PROVIDED INFORMATION =

[START]

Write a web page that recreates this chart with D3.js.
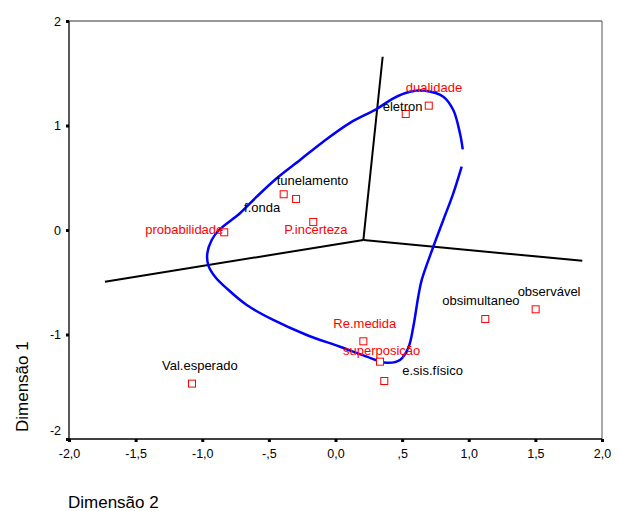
<!DOCTYPE html>
<html><head><meta charset="utf-8">
<script src="https://cdn.jsdelivr.net/npm/d3@7"></script>
<style>
body{margin:0;background:#fff;}
svg{display:block;font-family:"Liberation Sans",Arial,sans-serif;}
</style></head>
<body><svg id="c" width="621" height="511"></svg>
<script>
// ---- data ----
const labels = ["dualidade","eletron","tunelamento","f.onda","P.incerteza","probabilidade","Re.medida","superposição","e.sis.físico","obsimultaneo","observável","Val.esperado"];
const dim2 = [0.70, 0.527, -0.389, -0.296, -0.167, -0.835, 0.209, 0.334, 0.366, 1.124, 1.502, -1.077];
const dim1 = [1.19, 1.11, 0.342, 0.297, 0.077, -0.022, -1.065, -1.26, -1.445, -0.852, -0.759, -1.47];
const labelIsRed = [true,false,false,false,true,true,true,true,false,false,false,false];

// black axis lines (from a common centre)
const hubX = [0.209, 0.354, 0.209, -1.73, 0.209, 1.852];
const hubY = [-0.096, 1.658, -0.096, -0.495, -0.096, -0.294];

// blue curve
const curveX = [0.955,0.934,0.884,0.809,0.672,0.559,0.434,0.309,0.109,-0.092,-0.266,-0.441,-0.591,-0.717,-0.874,-0.929,-0.962,-0.955,-0.904,-0.817,-0.666,-0.467,-0.216,0.034,0.234,0.384,0.484,0.546,0.584,0.621,0.647,0.734,0.809,0.884,0.947];
const curveY = [0.772,0.925,1.148,1.276,1.333,1.323,1.260,1.158,1.025,0.845,0.670,0.495,0.319,0.160,0.0,-0.096,-0.223,-0.335,-0.447,-0.558,-0.718,-0.861,-1.005,-1.117,-1.212,-1.270,-1.244,-1.129,-0.925,-0.638,-0.478,-0.160,0.096,0.351,0.606];

const xTicks = [-2,-1.5,-1,-0.5,0,0.5,1,1.5,2];
const xTickLabels = ["-2,0","-1,5","-1,0","-,5","0,0",",5","1,0","1,5","2,0"];
const yTicks = [-2,-1,0,1,2];
const yTickLabels = ["-2","-1","0","1","2"];
const xTitle = "Dimensão 2";
const yTitle = "Dimensão 1";

// ---- layout (label offsets in px, not data) ----
const labelDx = [-23,-23,-7,-52,-29,-79,-30,-37,18,-43,-18,-30];
const labelDy = [-14,-3,-9,13,12,2,-13,-7,-6,-14,-13,-14];

const svg = d3.select("#c");
const L=69,R=602,T=21,B=439;
const x = d3.scaleLinear().domain([-2,2]).range([L,R]);
const y = d3.scaleLinear().domain([-2,2]).range([B,T]);

// frame
svg.append("line").attr("x1",L).attr("x2",R).attr("y1",T).attr("y2",T).attr("stroke","#333").attr("stroke-width",1);
svg.append("line").attr("x1",R).attr("x2",R).attr("y1",T).attr("y2",B).attr("stroke","#555").attr("stroke-width",1);
svg.append("line").attr("x1",L).attr("x2",L).attr("y1",T).attr("y2",B).attr("stroke","#000").attr("stroke-width",1.3);
svg.append("line").attr("x1",L).attr("x2",R).attr("y1",B).attr("y2",B).attr("stroke","#000").attr("stroke-width",1.3);

// axes
const gx = svg.append("g").attr("transform",`translate(0,${B})`)
  .call(d3.axisBottom(x).tickValues(xTicks).tickFormat((d,i)=>xTickLabels[i]).tickSize(0).tickPadding(10));
gx.select(".domain").remove();
gx.selectAll("text").attr("font-size",12.5).attr("fill","#000").style("font-family","'Liberation Sans',Arial,sans-serif");
gx.selectAll(".tick").append("rect").attr("x",-1.5).attr("y",0).attr("width",3).attr("height",3).attr("fill","#000");

const gy = svg.append("g").attr("transform",`translate(${L},0)`)
  .call(d3.axisLeft(y).tickValues(yTicks).tickFormat((d,i)=>yTickLabels[i]).tickSize(0).tickPadding(8));
gy.select(".domain").remove();
gy.selectAll("text").attr("font-size",12.5).attr("fill","#000").style("font-family","'Liberation Sans',Arial,sans-serif")
  .attr("dy",(d)=> d===-2 ? "-0.4em" : "0.32em");
gy.selectAll(".tick").append("rect").attr("x",-3).attr("y",-1.5).attr("width",3).attr("height",3).attr("fill","#000");

// titles
svg.append("text").attr("x",68).attr("y",508).attr("font-size",17).attr("fill","#000").text(xTitle);
svg.append("text").attr("transform","translate(28,432) rotate(-90)").attr("font-size",17).attr("fill","#000").text(yTitle);

// black hub lines
for(let i=0;i<hubX.length;i+=2){
  svg.append("line").attr("x1",x(hubX[i])).attr("y1",y(hubY[i])).attr("x2",x(hubX[i+1])).attr("y2",y(hubY[i+1]))
    .attr("stroke","#000").attr("stroke-width",2);
}

// blue curve
const cpts = curveX.map((v,i)=>[v,curveY[i]]);
svg.append("path").datum(cpts)
  .attr("d",d3.line().x(d=>x(d[0])).y(d=>y(d[1])).curve(d3.curveCatmullRom.alpha(0.5)))
  .attr("fill","none").attr("stroke","#0000ff").attr("stroke-width",2.5);

// points
const pts = labels.map((l,i)=>({l,x:dim2[i],y:dim1[i],red:labelIsRed[i],dx:labelDx[i],dy:labelDy[i]}));
svg.selectAll("rect.pt").data(pts).enter().append("rect").attr("class","pt")
  .attr("x",d=>x(d.x)-3.5).attr("y",d=>y(d.y)-3.5).attr("width",7).attr("height",7)
  .attr("fill","#fff").attr("stroke","#ff0000").attr("stroke-width",1);
svg.selectAll("text.lb").data(pts).enter().append("text").attr("class","lb")
  .attr("x",d=>x(d.x)+d.dx).attr("y",d=>y(d.y)+d.dy)
  .attr("font-size",13).attr("fill",d=>d.red?"#ff0000":"#000").text(d=>d.l);
</script></body></html>
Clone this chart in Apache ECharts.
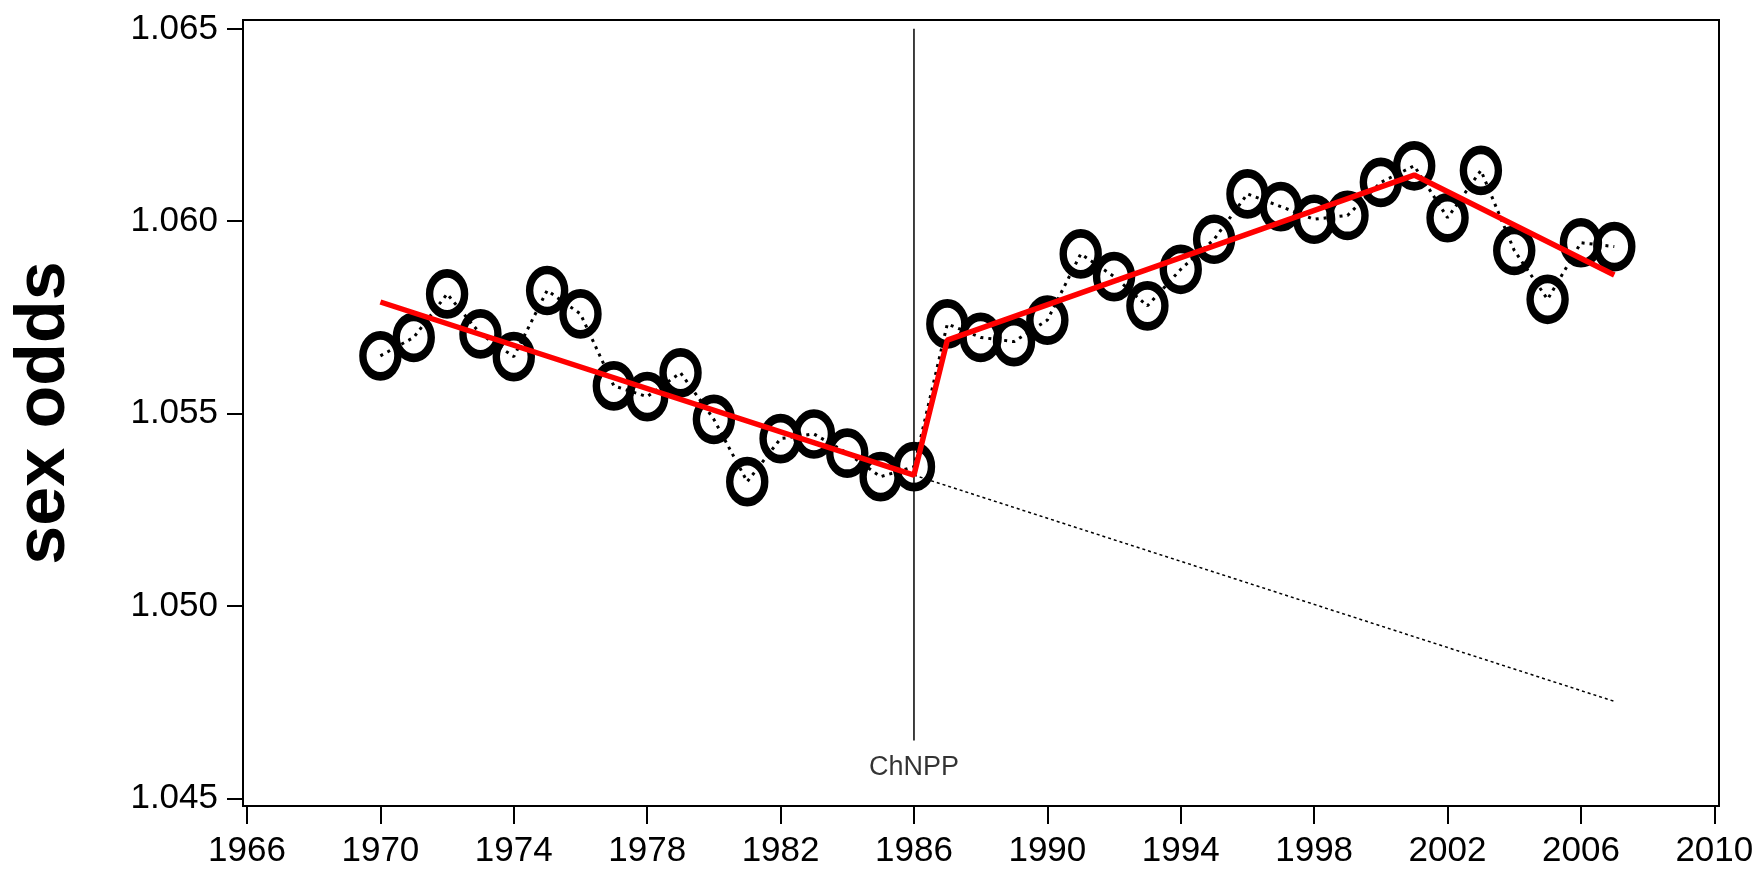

[END]

EXERCISE = All of the material above is to be copied exactly, except for its images.

TASK OUTPUT =
Write a web page that recreates this chart with D3.js.
<!DOCTYPE html>
<html><head><meta charset="utf-8">
<script src="https://cdn.jsdelivr.net/npm/d3@7"></script>
<style>
body{margin:0;background:#fff;}
svg{display:block;font-family:"Liberation Sans",Arial,sans-serif;}
</style></head>
<body><svg id="c" width="621" height="511"></svg>
<script>
// ---- data ----
const labels = ["dualidade","eletron","tunelamento","f.onda","P.incerteza","probabilidade","Re.medida","superposição","e.sis.físico","obsimultaneo","observável","Val.esperado"];
const dim2 = [0.70, 0.527, -0.389, -0.296, -0.167, -0.835, 0.209, 0.334, 0.366, 1.124, 1.502, -1.077];
const dim1 = [1.19, 1.11, 0.342, 0.297, 0.077, -0.022, -1.065, -1.26, -1.445, -0.852, -0.759, -1.47];
const labelIsRed = [true,false,false,false,true,true,true,true,false,false,false,false];

// black axis lines (from a common centre)
const hubX = [0.209, 0.354, 0.209, -1.73, 0.209, 1.852];
const hubY = [-0.096, 1.658, -0.096, -0.495, -0.096, -0.294];

// blue curve
const curveX = [0.955,0.934,0.884,0.809,0.672,0.559,0.434,0.309,0.109,-0.092,-0.266,-0.441,-0.591,-0.717,-0.874,-0.929,-0.962,-0.955,-0.904,-0.817,-0.666,-0.467,-0.216,0.034,0.234,0.384,0.484,0.546,0.584,0.621,0.647,0.734,0.809,0.884,0.947];
const curveY = [0.772,0.925,1.148,1.276,1.333,1.323,1.260,1.158,1.025,0.845,0.670,0.495,0.319,0.160,0.0,-0.096,-0.223,-0.335,-0.447,-0.558,-0.718,-0.861,-1.005,-1.117,-1.212,-1.270,-1.244,-1.129,-0.925,-0.638,-0.478,-0.160,0.096,0.351,0.606];

const xTicks = [-2,-1.5,-1,-0.5,0,0.5,1,1.5,2];
const xTickLabels = ["-2,0","-1,5","-1,0","-,5","0,0",",5","1,0","1,5","2,0"];
const yTicks = [-2,-1,0,1,2];
const yTickLabels = ["-2","-1","0","1","2"];
const xTitle = "Dimensão 2";
const yTitle = "Dimensão 1";

// ---- layout (label offsets in px, not data) ----
const labelDx = [-23,-23,-7,-52,-29,-79,-30,-37,18,-43,-18,-30];
const labelDy = [-14,-3,-9,13,12,2,-13,-7,-6,-14,-13,-14];

const svg = d3.select("#c");
const L=69,R=602,T=21,B=439;
const x = d3.scaleLinear().domain([-2,2]).range([L,R]);
const y = d3.scaleLinear().domain([-2,2]).range([B,T]);

// frame
svg.append("line").attr("x1",L).attr("x2",R).attr("y1",T).attr("y2",T).attr("stroke","#333").attr("stroke-width",1);
svg.append("line").attr("x1",R).attr("x2",R).attr("y1",T).attr("y2",B).attr("stroke","#555").attr("stroke-width",1);
svg.append("line").attr("x1",L).attr("x2",L).attr("y1",T).attr("y2",B).attr("stroke","#000").attr("stroke-width",1.3);
svg.append("line").attr("x1",L).attr("x2",R).attr("y1",B).attr("y2",B).attr("stroke","#000").attr("stroke-width",1.3);

// axes
const gx = svg.append("g").attr("transform",`translate(0,${B})`)
  .call(d3.axisBottom(x).tickValues(xTicks).tickFormat((d,i)=>xTickLabels[i]).tickSize(0).tickPadding(10));
gx.select(".domain").remove();
gx.selectAll("text").attr("font-size",12.5).attr("fill","#000").style("font-family","'Liberation Sans',Arial,sans-serif");
gx.selectAll(".tick").append("rect").attr("x",-1.5).attr("y",0).attr("width",3).attr("height",3).attr("fill","#000");

const gy = svg.append("g").attr("transform",`translate(${L},0)`)
  .call(d3.axisLeft(y).tickValues(yTicks).tickFormat((d,i)=>yTickLabels[i]).tickSize(0).tickPadding(8));
gy.select(".domain").remove();
gy.selectAll("text").attr("font-size",12.5).attr("fill","#000").style("font-family","'Liberation Sans',Arial,sans-serif")
  .attr("dy",(d)=> d===-2 ? "-0.4em" : "0.32em");
gy.selectAll(".tick").append("rect").attr("x",-3).attr("y",-1.5).attr("width",3).attr("height",3).attr("fill","#000");

// titles
svg.append("text").attr("x",68).attr("y",508).attr("font-size",17).attr("fill","#000").text(xTitle);
svg.append("text").attr("transform","translate(28,432) rotate(-90)").attr("font-size",17).attr("fill","#000").text(yTitle);

// black hub lines
for(let i=0;i<hubX.length;i+=2){
  svg.append("line").attr("x1",x(hubX[i])).attr("y1",y(hubY[i])).attr("x2",x(hubX[i+1])).attr("y2",y(hubY[i+1]))
    .attr("stroke","#000").attr("stroke-width",2);
}

// blue curve
const cpts = curveX.map((v,i)=>[v,curveY[i]]);
svg.append("path").datum(cpts)
  .attr("d",d3.line().x(d=>x(d[0])).y(d=>y(d[1])).curve(d3.curveCatmullRom.alpha(0.5)))
  .attr("fill","none").attr("stroke","#0000ff").attr("stroke-width",2.5);

// points
const pts = labels.map((l,i)=>({l,x:dim2[i],y:dim1[i],red:labelIsRed[i],dx:labelDx[i],dy:labelDy[i]}));
svg.selectAll("rect.pt").data(pts).enter().append("rect").attr("class","pt")
  .attr("x",d=>x(d.x)-3.5).attr("y",d=>y(d.y)-3.5).attr("width",7).attr("height",7)
  .attr("fill","#fff").attr("stroke","#ff0000").attr("stroke-width",1);
svg.selectAll("text.lb").data(pts).enter().append("text").attr("class","lb")
  .attr("x",d=>x(d.x)+d.dx).attr("y",d=>y(d.y)+d.dy)
  .attr("font-size",13).attr("fill",d=>d.red?"#ff0000":"#000").text(d=>d.l);
</script></body></html>
Clone this chart in Apache ECharts.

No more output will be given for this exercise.